But how often does that happen, dads? Never? Almost never? Yeah, that's not a thing you're going to do every day. As it turns out, spending time with the kids has turned out to be a lot of work.
Perhaps a small suggestion of mine can help. And if you make a habit of having tea parties with your daughter all the time, congratulations, you kick ass at fatherhood. Read on anyway, maybe this will save you some lavorum.
As you've probably already figured out, simply spending time with the kids is the highest priority. "Quality" is too subjective a thing to worry about. But you also know that hanging out in front of the TV doesn't quite count as "hanging out". It's just that...well...the whole tea party thing is so exhausting after you've done it once!
Well, yeah. It's cute once, and your daughter will love it, but it's not who you are, and that's what your kids love best of all. Your kids love their dad. What makes tea parties so exciting to them is the novelty. But the big strong dad who goes to work every morning and thunders home in a cloud of sweat and trouble and joy and laughter is the dad they love.
The things you should be doing with your kids are the things you already like to do.
Seriously. I don't think I've ever done a tea party with my daughter, who's now ten. But I do remember buying her a tiny french press to match mine. That was special to her because her dad drinks coffee. She was hanging out with dad doing what dad loves. And best of all, I drink coffee every morning. There was no lack of opportunity for coffee moments with daughter.
I like Thai food. I took my daughter to Thai once. Didn't ask if she'd like to. Just did it. Now Thai is our thing.
Do you like shooting hoops? Shoot hoops with your kids. Hate baseball? Don't feel bad about not playing baseball with them. Parents often fall into the trap of thinking they're responsible for entertaining their kids. But they're not. They can go read a book. Or throw a ball against a wall. Or they can ask you if you'll shoot hoops or play Risk, because they know that works almost every time.
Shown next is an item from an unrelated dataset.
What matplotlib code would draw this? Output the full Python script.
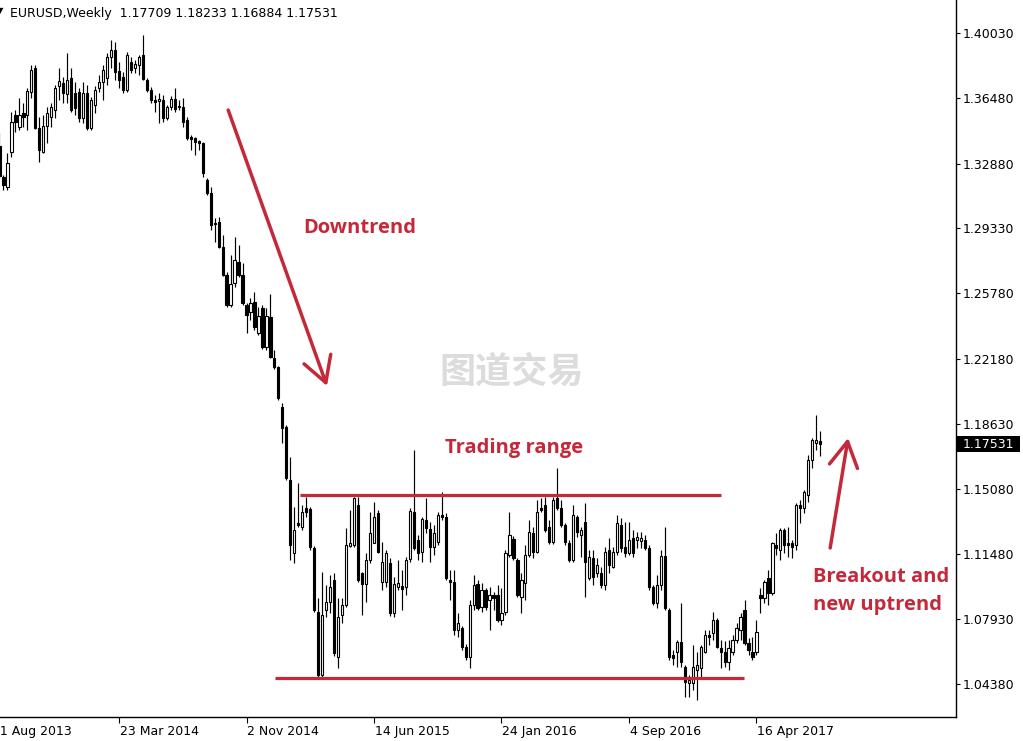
import matplotlib
matplotlib.use('Agg')
import matplotlib.pyplot as plt
import matplotlib.patches as patches
import numpy as np

# weekly EURUSD candles, 25 Aug 2013 .. 6 Aug 2017
open_ = [
    1.3384, 1.3214, 1.3160, 1.3351, 1.3554, 1.3488, 1.3565, 1.3554, 1.3680, 1.3811,
    1.3483, 1.3351, 1.3494, 1.3543, 1.3581, 1.3713, 1.3729, 1.3669, 1.3757, 1.3674,
    1.3680, 1.3538, 1.3674, 1.3483, 1.3609, 1.3702, 1.3735, 1.3757, 1.3872, 1.3910,
    1.3795, 1.3762, 1.3691, 1.3844, 1.3811, 1.3828, 1.3883, 1.3746, 1.3691, 1.3636,
    1.3631, 1.3636, 1.3538, 1.3598, 1.3642, 1.3598, 1.3598, 1.3527, 1.3434, 1.3428,
    1.3412, 1.3401, 1.3198, 1.3127, 1.2963, 1.2968, 1.2831, 1.2678, 1.2513, 1.2634,
    1.2749, 1.2678, 1.2513, 1.2475, 1.2530, 1.2360, 1.2497, 1.2283, 1.2448, 1.2223,
    1.2174, 1.1955, 1.1845, 1.1555, 1.1155, 1.1320, 1.1298, 1.1402, 1.1397, 1.1183,
    1.0832, 1.0487, 1.0843, 1.0887, 1.1008, 1.0586, 1.0816, 1.0871, 1.1194, 1.1199,
    1.1418, 1.1046, 1.0986, 1.1117, 1.1210, 1.1375, 1.0997, 1.0997, 1.1101, 1.0827,
    1.0969, 1.0975, 1.0969, 1.1123, 1.1380, 1.1227, 1.1161, 1.1336, 1.1287, 1.1188,
    1.1216, 1.1364, 1.1353, 1.1008, 1.0997, 1.0734, 1.0745, 1.0640, 1.0586, 1.0871,
    1.0986, 1.0860, 1.0953, 1.0898, 1.0925, 1.0925, 1.0789, 1.0832, 1.1145, 1.1232,
    1.1117, 1.0914, 1.0991, 1.1145, 1.1265, 1.1161, 1.1402, 1.1418, 1.1298, 1.1216,
    1.1457, 1.1402, 1.1309, 1.1210, 1.1117, 1.1353, 1.1254, 1.1325, 1.1019, 1.1128,
    1.1046, 1.1046, 1.0980, 1.1172, 1.1079, 1.1161, 1.1309, 1.1188, 1.1155, 1.1238,
    1.1227, 1.1221, 1.1227, 1.1183, 1.0969, 1.0882, 1.0980, 1.1139, 1.0843, 1.0597,
    1.0613, 1.0668, 1.0531, 1.0444, 1.0444, 1.0515, 1.0526, 1.0613, 1.0706, 1.0717,
    1.0789, 1.0635, 1.0613, 1.0559, 1.0613, 1.0679, 1.0734, 1.0843, 1.0662, 1.0613,
    1.0613, 1.0925, 1.0909, 1.1019, 1.0936, 1.1199, 1.1172, 1.1281, 1.1210, 1.1210,
    1.1199, 1.1418, 1.1402, 1.1473, 1.1665, 1.1758, 1.17709,
]
high = [
    1.3455, 1.3225, 1.3346, 1.3570, 1.3581, 1.3647, 1.3620, 1.3702, 1.3828, 1.3828,
    1.3543, 1.3554, 1.3598, 1.3620, 1.3718, 1.3811, 1.3762, 1.3893, 1.3811, 1.3735,
    1.3702, 1.3735, 1.3718, 1.3653, 1.3713, 1.3773, 1.3828, 1.3893, 1.3965, 1.3954,
    1.3844, 1.3789, 1.3899, 1.3872, 1.3855, 1.3883, 1.3992, 1.3757, 1.3707, 1.3664,
    1.3674, 1.3664, 1.3609, 1.3658, 1.3702, 1.3636, 1.3647, 1.3543, 1.3444, 1.3434,
    1.3417, 1.3405, 1.3209, 1.3160, 1.2990, 1.2995, 1.2897, 1.2694, 1.2787, 1.2886,
    1.2842, 1.2744, 1.2524, 1.2552, 1.2585, 1.2503, 1.2513, 1.2497, 1.2574, 1.2267,
    1.2180, 1.1977, 1.1856, 1.1681, 1.1407, 1.1539, 1.1418, 1.1462, 1.1407, 1.1194,
    1.0909, 1.1051, 1.0980, 1.1035, 1.1046, 1.0909, 1.0909, 1.1292, 1.1391, 1.1462,
    1.1462, 1.1051, 1.1155, 1.1380, 1.1435, 1.1391, 1.1216, 1.1172, 1.1128, 1.1024,
    1.1117, 1.1062, 1.1134, 1.1402, 1.1719, 1.1254, 1.1353, 1.1457, 1.1325, 1.1309,
    1.1380, 1.1490, 1.1375, 1.1062, 1.1062, 1.0827, 1.0756, 1.0657, 1.0898, 1.1035,
    1.1008, 1.0991, 1.0964, 1.0969, 1.0942, 1.0980, 1.0964, 1.1172, 1.1380, 1.1249,
    1.1128, 1.1046, 1.1199, 1.1336, 1.1298, 1.1446, 1.1457, 1.1462, 1.1336, 1.1462,
    1.1621, 1.1446, 1.1320, 1.1227, 1.1418, 1.1364, 1.1298, 1.1429, 1.1172, 1.1172,
    1.1128, 1.1079, 1.1188, 1.1238, 1.1188, 1.1364, 1.1347, 1.1325, 1.1325, 1.1281,
    1.1270, 1.1270, 1.1254, 1.1199, 1.0980, 1.1035, 1.1172, 1.1298, 1.0854, 1.0624,
    1.0679, 1.0882, 1.0542, 1.0487, 1.0651, 1.0613, 1.0651, 1.0734, 1.0734, 1.0832,
    1.0800, 1.0679, 1.0673, 1.0679, 1.0706, 1.0772, 1.0827, 1.0898, 1.0690, 1.0695,
    1.0789, 1.0964, 1.1008, 1.1062, 1.1216, 1.1265, 1.1292, 1.1292, 1.1298, 1.1227,
    1.1429, 1.1446, 1.1501, 1.1693, 1.1785, 1.1911, 1.18233,
]
low = [
    1.3209, 1.3143, 1.3143, 1.3324, 1.3461, 1.3472, 1.3488, 1.3472, 1.3647, 1.3477,
    1.3297, 1.3346, 1.3401, 1.3488, 1.3538, 1.3636, 1.3620, 1.3620, 1.3570, 1.3554,
    1.3516, 1.3510, 1.3472, 1.3472, 1.3565, 1.3680, 1.3636, 1.3718, 1.3811, 1.3746,
    1.3702, 1.3674, 1.3680, 1.3784, 1.3784, 1.3773, 1.3746, 1.3680, 1.3620, 1.3570,
    1.3510, 1.3516, 1.3527, 1.3581, 1.3570, 1.3581, 1.3488, 1.3417, 1.3362, 1.3335,
    1.3362, 1.3214, 1.3116, 1.2924, 1.2859, 1.2826, 1.2672, 1.2503, 1.2503, 1.2612,
    1.2667, 1.2513, 1.2360, 1.2431, 1.2377, 1.2349, 1.2273, 1.2267, 1.2223, 1.2163,
    1.1993, 1.1758, 1.1555, 1.1117, 1.1101, 1.1298, 1.1281, 1.1353, 1.1172, 1.0832,
    1.0476, 1.0476, 1.0805, 1.0827, 1.0591, 1.0526, 1.0772, 1.0860, 1.1188, 1.1188,
    1.0997, 1.0816, 1.0887, 1.1101, 1.1210, 1.1155, 1.0953, 1.0969, 1.0810, 1.0805,
    1.0953, 1.0843, 1.0925, 1.1106, 1.1170, 1.1117, 1.1106, 1.1265, 1.1106, 1.1145,
    1.1199, 1.1336, 1.1008, 1.0898, 1.0706, 1.0695, 1.0624, 1.0570, 1.0526, 1.0843,
    1.0843, 1.0832, 1.0843, 1.0734, 1.0843, 1.0778, 1.0761, 1.0816, 1.1134, 1.1117,
    1.0914, 1.0827, 1.0898, 1.1134, 1.1128, 1.1155, 1.1380, 1.1270, 1.1205, 1.1205,
    1.1391, 1.1298, 1.1199, 1.1106, 1.1106, 1.1243, 1.1134, 1.0914, 1.1008, 1.0980,
    1.1024, 1.0964, 1.0953, 1.1046, 1.1073, 1.1145, 1.1161, 1.1134, 1.1145, 1.1134,
    1.1183, 1.1183, 1.1172, 1.0953, 1.0871, 1.0854, 1.0953, 1.0843, 1.0570, 1.0542,
    1.0531, 1.0531, 1.0367, 1.0367, 1.0405, 1.0351, 1.0476, 1.0608, 1.0651, 1.0679,
    1.0635, 1.0526, 1.0531, 1.0515, 1.0597, 1.0662, 1.0679, 1.0651, 1.0597, 1.0570,
    1.0597, 1.0827, 1.0882, 1.0871, 1.0925, 1.1145, 1.1117, 1.1155, 1.1134, 1.1128,
    1.1172, 1.1320, 1.1375, 1.1435, 1.1621, 1.1719, 1.16884,
]
close = [
    1.3220, 1.3171, 1.3291, 1.3516, 1.3516, 1.3554, 1.3543, 1.3685, 1.3800, 1.3483,
    1.3362, 1.3494, 1.3565, 1.3598, 1.3702, 1.3740, 1.3674, 1.3746, 1.3581, 1.3592,
    1.3538, 1.3674, 1.3483, 1.3636, 1.3691, 1.3735, 1.3800, 1.3872, 1.3910, 1.3789,
    1.3746, 1.3691, 1.3883, 1.3800, 1.3833, 1.3872, 1.3751, 1.3691, 1.3636, 1.3625,
    1.3642, 1.3538, 1.3598, 1.3642, 1.3587, 1.3603, 1.3516, 1.3428, 1.3423, 1.3406,
    1.3401, 1.3236, 1.3127, 1.2952, 1.2957, 1.2831, 1.2678, 1.2513, 1.2629, 1.2760,
    1.2678, 1.2524, 1.2459, 1.2524, 1.2393, 1.2453, 1.2283, 1.2453, 1.2229, 1.2174,
    1.2004, 1.1840, 1.1566, 1.1199, 1.1281, 1.1309, 1.1380, 1.1380, 1.1188, 1.0843,
    1.0487, 1.0816, 1.0887, 1.0969, 1.0608, 1.0805, 1.0871, 1.1199, 1.1210, 1.1457,
    1.1008, 1.0986, 1.1117, 1.1265, 1.1353, 1.1161, 1.1106, 1.1155, 1.0827, 1.0986,
    1.0991, 1.0959, 1.1117, 1.1386, 1.1183, 1.1155, 1.1342, 1.1292, 1.1188, 1.1265,
    1.1364, 1.1353, 1.1019, 1.0997, 1.0734, 1.0772, 1.0640, 1.0586, 1.0871, 1.0980,
    1.0854, 1.0953, 1.0860, 1.0925, 1.0909, 1.0789, 1.0827, 1.1155, 1.1254, 1.1128,
    1.0925, 1.1008, 1.1145, 1.1270, 1.1161, 1.1380, 1.1391, 1.1281, 1.1216, 1.1446,
    1.1402, 1.1309, 1.1216, 1.1117, 1.1364, 1.1270, 1.1281, 1.1106, 1.1134, 1.1024,
    1.1090, 1.0980, 1.1161, 1.1090, 1.1161, 1.1320, 1.1183, 1.1155, 1.1227, 1.1155,
    1.1243, 1.1238, 1.1183, 1.0969, 1.0882, 1.0980, 1.1139, 1.0854, 1.0586, 1.0580,
    1.0668, 1.0559, 1.0449, 1.0460, 1.0531, 1.0542, 1.0640, 1.0706, 1.0695, 1.0789,
    1.0640, 1.0613, 1.0559, 1.0635, 1.0679, 1.0745, 1.0805, 1.0662, 1.0624, 1.0586,
    1.0723, 1.0909, 1.0997, 1.0936, 1.1210, 1.1183, 1.1281, 1.1199, 1.1199, 1.1188,
    1.1418, 1.1402, 1.1490, 1.1665, 1.1774, 1.1774, 1.17531,
]

# axis labels (bar index of each date label, counted from 25 Aug 2013)
date_ticks = [-2, 30, 62, 94, 126, 158, 190]
date_labels = ['11 Aug 2013', '23 Mar 2014', '2 Nov 2014', '14 Jun 2015',
               '24 Jan 2016', '4 Sep 2016', '16 Apr 2017']
price_ticks = [1.04380, 1.07930, 1.11480, 1.15080, 1.18630, 1.22180,
               1.25780, 1.29330, 1.32880, 1.36480, 1.40030]
last_price = 1.17531

RED = '#c4293a'

o = np.array(open_)
h = np.array(high)
l = np.array(low)
c = np.array(close)
x = np.arange(len(c))

fig = plt.figure(figsize=(10.23, 7.41), dpi=100, facecolor='white')
ax = fig.add_axes([0, 24 / 741, 956 / 1023, 717 / 741])

# candles
up = c >= o
bottom = np.minimum(o, c)
body = np.maximum(np.abs(c - o), 0.00015)
ax.vlines(x, l, h, color='black', linewidth=0.85, zorder=2)
ax.bar(x, body, bottom=bottom, width=0.55,
       color=np.where(up, 'white', 'black'), edgecolor='black',
       linewidth=0.8, zorder=3)

ax.set_xlim(0.1255, 240.08)
ax.set_ylim(1.02571, 1.41837)

for s in ['top', 'left']:
    ax.spines[s].set_visible(False)
ax.spines['right'].set_linewidth(1.0)
ax.spines['bottom'].set_linewidth(1.0)

ax.yaxis.tick_right()
ax.set_yticks(price_ticks)
ax.set_yticklabels(['%.5f' % v for v in price_ticks])
ax.tick_params(axis='y', length=3, width=0.8, pad=2, labelsize=9)
ax.set_xticks([t for t in date_ticks if t >= 0])
ax.set_xticklabels([])
ax.tick_params(axis='x', length=4, width=0.8)
for t, lab in zip(date_ticks, date_labels):
    ax.annotate(lab, xy=(t, 0), xycoords=ax.get_xaxis_transform(),
                xytext=(0.5, -5.5), textcoords='offset points',
                ha='left', va='top', fontsize=9, annotation_clip=False)

# current price tag
fig.patches.append(patches.Rectangle((957 / 1023, (741 - 452) / 741), 63 / 1023, 16 / 741,
                                     transform=fig.transFigure, facecolor='black',
                                     edgecolor='none'))
fig.text(963 / 1023, (741 - 444) / 741, '%.5f' % last_price, color='white',
         fontsize=9, va='center', ha='left')

# header
fig.text(-3 / 1023, (741 - 11) / 741, '\u25bc', fontsize=6, va='center')
fig.text(10 / 1023, (741 - 13) / 741,
         'EURUSD,Weekly  1.17709 1.18233 1.16884 1.17531',
         fontsize=9, va='center', ha='left')

# watermark
ax.text(128.6, 1.2147, '图道交易', fontsize=26, fontweight='bold', color='#dcdcdc',
        ha='center', va='center', family=['Noto Sans CJK SC', 'DejaVu Sans'], zorder=1)

# trading range lines
ax.plot([75.4, 181.1], [1.1473, 1.1473], color=RED, linewidth=2.3, zorder=4,
        solid_capstyle='butt')
ax.plot([69.1, 186.9], [1.0471, 1.0471], color=RED, linewidth=2.3, zorder=4,
        solid_capstyle='butt')

# arrows
arrow_kw = dict(arrowstyle='->,head_length=1.5,head_width=0.85', color=RED,
                lw=2.5, mutation_scale=12, shrinkA=0, shrinkB=0)
ax.annotate('', xy=(82.2, 1.2070), xytext=(57.4, 1.3581), arrowprops=arrow_kw)
ax.annotate('', xy=(213.0, 1.1785), xytext=(208.5, 1.1183), arrowprops=arrow_kw)

font_kw = dict(fontsize=14.5, fontweight='bold', color=RED, family='Open Sans',
               ha='left', va='baseline')
ax.text(76.2, 1.2908, 'Downtrend', **font_kw)
ax.text(111.8, 1.1703, 'Trading range', **font_kw)
ax.text(204.2, 1.0997, 'Breakout and', clip_on=False, **font_kw)
ax.text(204.2, 1.0843, 'new uptrend', clip_on=False, **font_kw)

fig.savefig('out.png', dpi=100, facecolor='white')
Involve the kids in your household activities. Are you mowing the lawn? Bring 'em. Are you brewing beer? Bring 'em. Are you pulling up your entire kitchen floor, as we painfully did last week? Bring 'em. My kids loved doing the floor, by the way. Behold:
Be willing to have your kids everywhere with you. I have plenty of time on my own, and I don't feel guilty about leaving them behind, but I make a habit of taking my kids to the places I go. This is especially true of hobbies and hobby-likes. Do I have rugby practice? Maybe I can bring the kids. Checking out a new brewery? Bring the kids. Going to the Confederate War Museum? Bring the kids. Children doing dad's things with dad have their identity reinforced. They want to know that they, too, like the Eagles and artisan cheeses and carpentry and love poems. That's not my list, by the way, that's a theoretical. Only bad guys like the Eagles.
So that's my suggestion. Don't go too far out of the way to do kiddy things with the kiddies. Bring them along on the things you do. You'll discover that's a whole lot more time, with a whole lot less planning.
By the way, if you don't like to do anything that can be shared with kids, you've got to do an emergency re-examination of your pleasures.
P.S. The kids just asked if I would read them a bedtime story. I said, "No, go away, I'm writing."